A serious Minister for Men and a serious Minister for Women would jointly commit to:
- Women’s safety without male demonisation.
- Male identity and dignity without denial of violence, coercion or abuse experienced by women.
- Children’s relational security without adult ownership claims.
- Protection, repair and restoration of family relationships where this is safe, evidence-supported and consistent with children’s developmental needs.
- Evidence-sensitive assessment of violence, coercion, alienation and abuse on an equal basis.
- Recognition of all victims and perpetrators, including male victims and female perpetrators.
- Protection of masculinity and femininity as lived identities, not ideological caricatures.
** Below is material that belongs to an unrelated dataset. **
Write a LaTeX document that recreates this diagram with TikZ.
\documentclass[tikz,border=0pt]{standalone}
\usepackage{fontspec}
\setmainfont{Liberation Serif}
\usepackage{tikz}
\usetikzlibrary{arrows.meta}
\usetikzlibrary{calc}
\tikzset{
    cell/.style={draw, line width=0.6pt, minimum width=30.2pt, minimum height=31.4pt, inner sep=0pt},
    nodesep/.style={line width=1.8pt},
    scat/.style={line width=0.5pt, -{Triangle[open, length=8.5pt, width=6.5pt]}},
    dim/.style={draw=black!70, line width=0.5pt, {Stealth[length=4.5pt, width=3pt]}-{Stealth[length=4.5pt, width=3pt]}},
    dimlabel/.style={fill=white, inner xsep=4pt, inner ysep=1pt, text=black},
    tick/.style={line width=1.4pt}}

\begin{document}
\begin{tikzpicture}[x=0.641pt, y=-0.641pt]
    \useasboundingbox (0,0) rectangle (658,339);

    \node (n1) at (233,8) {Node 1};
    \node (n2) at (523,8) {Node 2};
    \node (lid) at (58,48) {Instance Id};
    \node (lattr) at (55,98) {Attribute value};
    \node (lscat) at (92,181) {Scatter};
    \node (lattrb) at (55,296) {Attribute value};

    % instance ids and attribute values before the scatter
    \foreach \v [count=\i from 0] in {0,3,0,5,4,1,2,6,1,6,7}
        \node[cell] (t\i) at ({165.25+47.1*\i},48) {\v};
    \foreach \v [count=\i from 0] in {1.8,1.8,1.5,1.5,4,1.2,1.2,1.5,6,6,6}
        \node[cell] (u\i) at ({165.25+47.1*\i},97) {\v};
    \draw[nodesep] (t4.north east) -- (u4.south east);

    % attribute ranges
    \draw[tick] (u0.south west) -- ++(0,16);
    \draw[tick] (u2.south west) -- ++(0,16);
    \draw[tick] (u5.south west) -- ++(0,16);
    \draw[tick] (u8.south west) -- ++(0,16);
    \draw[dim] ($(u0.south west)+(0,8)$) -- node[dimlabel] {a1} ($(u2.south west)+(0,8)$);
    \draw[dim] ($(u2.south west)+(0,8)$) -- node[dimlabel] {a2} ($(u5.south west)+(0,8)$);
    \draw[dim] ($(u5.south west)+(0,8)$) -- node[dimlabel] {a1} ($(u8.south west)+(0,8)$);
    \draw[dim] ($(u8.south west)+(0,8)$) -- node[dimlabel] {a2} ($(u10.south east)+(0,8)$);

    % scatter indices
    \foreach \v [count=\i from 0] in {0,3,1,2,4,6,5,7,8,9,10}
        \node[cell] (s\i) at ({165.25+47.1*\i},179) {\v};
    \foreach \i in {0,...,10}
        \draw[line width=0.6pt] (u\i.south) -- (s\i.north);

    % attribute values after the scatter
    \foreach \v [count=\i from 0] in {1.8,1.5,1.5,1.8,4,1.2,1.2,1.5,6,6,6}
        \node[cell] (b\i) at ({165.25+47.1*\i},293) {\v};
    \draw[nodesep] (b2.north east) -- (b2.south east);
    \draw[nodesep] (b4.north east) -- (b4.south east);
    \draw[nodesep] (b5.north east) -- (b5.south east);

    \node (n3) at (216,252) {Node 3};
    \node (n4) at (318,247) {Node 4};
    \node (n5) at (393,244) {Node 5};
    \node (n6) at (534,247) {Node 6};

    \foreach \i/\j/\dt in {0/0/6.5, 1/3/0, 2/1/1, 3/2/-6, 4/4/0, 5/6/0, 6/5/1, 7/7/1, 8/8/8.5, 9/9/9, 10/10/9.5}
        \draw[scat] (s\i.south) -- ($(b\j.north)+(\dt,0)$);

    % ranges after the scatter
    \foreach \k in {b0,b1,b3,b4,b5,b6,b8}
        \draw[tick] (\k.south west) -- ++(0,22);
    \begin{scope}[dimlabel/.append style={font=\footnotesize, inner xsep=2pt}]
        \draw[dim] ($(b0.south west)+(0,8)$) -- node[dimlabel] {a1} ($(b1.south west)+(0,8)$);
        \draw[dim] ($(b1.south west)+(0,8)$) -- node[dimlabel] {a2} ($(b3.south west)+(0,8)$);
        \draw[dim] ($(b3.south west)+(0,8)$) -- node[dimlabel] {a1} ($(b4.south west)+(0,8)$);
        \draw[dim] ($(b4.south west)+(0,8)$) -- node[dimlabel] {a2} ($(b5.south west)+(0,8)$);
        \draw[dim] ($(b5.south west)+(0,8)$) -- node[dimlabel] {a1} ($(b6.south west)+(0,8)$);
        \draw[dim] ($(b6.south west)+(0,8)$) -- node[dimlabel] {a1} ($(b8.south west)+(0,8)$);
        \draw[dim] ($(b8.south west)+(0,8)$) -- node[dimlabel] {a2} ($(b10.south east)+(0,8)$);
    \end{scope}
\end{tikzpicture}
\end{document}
- Institutional trust, so people can seek help without being pre-classified.
What These Commitments Ask of You
These commitments do not ask Ministers for Women to compromise women’s safety. They ask them to lead the next stage of gender policy.
The “Women and Children” Narrative is No Longer the Basis for Policy
The phrase “violence against women and children” names serious harms but it narrows women, narrows men, and risks subordinating children’s independent relational needs to adult gender conflict.
A Minister for Men is an Opportunity
A serious Minister for Women should not treat the emergence of Ministers for Men as competition. She should treat it as an opportunity to build a better settlement.
Are You Ready?
The test is whether a Minister for Women can sit down with a Minister for Men and ask a harder question: what would it take to build a relational-violence policy capable of recognising all victims, all perpetrators, all children’s relational needs, and the civic dignity of both women and men?